WHAT IS EXPECTED — Copy nothing but the text: reproduce each line of the listing exactly and leave the pictures out.

RAW DATA —

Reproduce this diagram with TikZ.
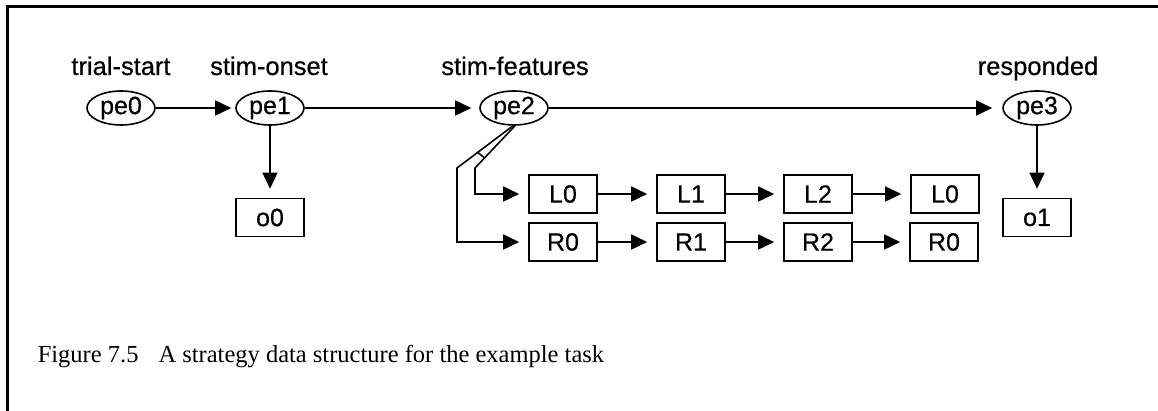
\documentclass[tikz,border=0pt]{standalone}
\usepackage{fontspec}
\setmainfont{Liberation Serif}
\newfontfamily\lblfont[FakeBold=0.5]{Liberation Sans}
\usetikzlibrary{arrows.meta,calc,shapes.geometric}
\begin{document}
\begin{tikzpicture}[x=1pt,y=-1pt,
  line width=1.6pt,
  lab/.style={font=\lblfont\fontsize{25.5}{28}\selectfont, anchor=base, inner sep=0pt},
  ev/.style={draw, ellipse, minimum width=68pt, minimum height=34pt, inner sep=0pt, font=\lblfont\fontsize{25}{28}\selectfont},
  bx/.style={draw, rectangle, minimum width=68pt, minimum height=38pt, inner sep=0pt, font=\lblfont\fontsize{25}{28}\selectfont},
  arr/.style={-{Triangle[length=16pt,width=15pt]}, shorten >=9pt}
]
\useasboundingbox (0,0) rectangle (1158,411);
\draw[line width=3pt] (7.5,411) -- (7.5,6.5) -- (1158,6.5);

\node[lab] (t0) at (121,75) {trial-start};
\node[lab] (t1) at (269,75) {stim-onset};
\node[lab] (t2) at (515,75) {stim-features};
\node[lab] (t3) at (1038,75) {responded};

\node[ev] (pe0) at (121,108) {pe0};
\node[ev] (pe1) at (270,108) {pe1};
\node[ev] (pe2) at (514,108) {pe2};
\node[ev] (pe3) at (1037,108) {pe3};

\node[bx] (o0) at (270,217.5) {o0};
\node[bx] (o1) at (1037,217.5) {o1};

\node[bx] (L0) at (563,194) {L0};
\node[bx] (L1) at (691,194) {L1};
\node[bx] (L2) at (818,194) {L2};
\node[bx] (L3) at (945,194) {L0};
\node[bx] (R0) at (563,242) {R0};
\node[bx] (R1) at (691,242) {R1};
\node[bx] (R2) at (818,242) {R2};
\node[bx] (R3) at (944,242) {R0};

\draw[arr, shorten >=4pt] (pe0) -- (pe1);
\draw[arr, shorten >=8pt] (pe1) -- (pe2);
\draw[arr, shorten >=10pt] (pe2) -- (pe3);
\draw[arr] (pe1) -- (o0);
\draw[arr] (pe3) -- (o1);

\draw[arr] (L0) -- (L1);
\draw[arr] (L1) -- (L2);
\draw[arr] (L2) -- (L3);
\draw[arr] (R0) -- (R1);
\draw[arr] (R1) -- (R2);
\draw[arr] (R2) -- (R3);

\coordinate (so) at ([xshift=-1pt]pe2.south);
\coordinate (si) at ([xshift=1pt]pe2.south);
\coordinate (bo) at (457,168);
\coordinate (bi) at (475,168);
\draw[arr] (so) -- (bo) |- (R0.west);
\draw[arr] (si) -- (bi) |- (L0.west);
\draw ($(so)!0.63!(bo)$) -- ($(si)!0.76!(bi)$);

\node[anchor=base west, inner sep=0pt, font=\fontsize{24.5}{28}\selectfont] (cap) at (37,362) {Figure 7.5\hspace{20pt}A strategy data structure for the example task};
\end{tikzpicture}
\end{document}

EXERCISE RESULT —
Reproduce this diagram with TikZ.
\documentclass[tikz,border=0pt]{standalone}
\usepackage{fontspec}
\setmainfont{Liberation Serif}
\newfontfamily\lblfont[FakeBold=0.5]{Liberation Sans}
\usetikzlibrary{arrows.meta,calc,shapes.geometric}
\begin{document}
\begin{tikzpicture}[x=1pt,y=-1pt,
  line width=1.6pt,
  lab/.style={font=\lblfont\fontsize{25.5}{28}\selectfont, anchor=base, inner sep=0pt},
  ev/.style={draw, ellipse, minimum width=68pt, minimum height=34pt, inner sep=0pt, font=\lblfont\fontsize{25}{28}\selectfont},
  bx/.style={draw, rectangle, minimum width=68pt, minimum height=38pt, inner sep=0pt, font=\lblfont\fontsize{25}{28}\selectfont},
  arr/.style={-{Triangle[length=16pt,width=15pt]}, shorten >=9pt}
]
\useasboundingbox (0,0) rectangle (1158,411);
\draw[line width=3pt] (7.5,411) -- (7.5,6.5) -- (1158,6.5);

\node[lab] (t0) at (121,75) {trial-start};
\node[lab] (t1) at (269,75) {stim-onset};
\node[lab] (t2) at (515,75) {stim-features};
\node[lab] (t3) at (1038,75) {responded};

\node[ev] (pe0) at (121,108) {pe0};
\node[ev] (pe1) at (270,108) {pe1};
\node[ev] (pe2) at (514,108) {pe2};
\node[ev] (pe3) at (1037,108) {pe3};

\node[bx] (o0) at (270,217.5) {o0};
\node[bx] (o1) at (1037,217.5) {o1};

\node[bx] (L0) at (563,194) {L0};
\node[bx] (L1) at (691,194) {L1};
\node[bx] (L2) at (818,194) {L2};
\node[bx] (L3) at (945,194) {L0};
\node[bx] (R0) at (563,242) {R0};
\node[bx] (R1) at (691,242) {R1};
\node[bx] (R2) at (818,242) {R2};
\node[bx] (R3) at (944,242) {R0};

\draw[arr, shorten >=4pt] (pe0) -- (pe1);
\draw[arr, shorten >=8pt] (pe1) -- (pe2);
\draw[arr, shorten >=10pt] (pe2) -- (pe3);
\draw[arr] (pe1) -- (o0);
\draw[arr] (pe3) -- (o1);

\draw[arr] (L0) -- (L1);
\draw[arr] (L1) -- (L2);
\draw[arr] (L2) -- (L3);
\draw[arr] (R0) -- (R1);
\draw[arr] (R1) -- (R2);
\draw[arr] (R2) -- (R3);

\coordinate (so) at ([xshift=-1pt]pe2.south);
\coordinate (si) at ([xshift=1pt]pe2.south);
\coordinate (bo) at (457,168);
\coordinate (bi) at (475,168);
\draw[arr] (so) -- (bo) |- (R0.west);
\draw[arr] (si) -- (bi) |- (L0.west);
\draw ($(so)!0.63!(bo)$) -- ($(si)!0.76!(bi)$);

\node[anchor=base west, inner sep=0pt, font=\fontsize{24.5}{28}\selectfont] (cap) at (37,362) {Figure 7.5\hspace{20pt}A strategy data structure for the example task};
\end{tikzpicture}
\end{document}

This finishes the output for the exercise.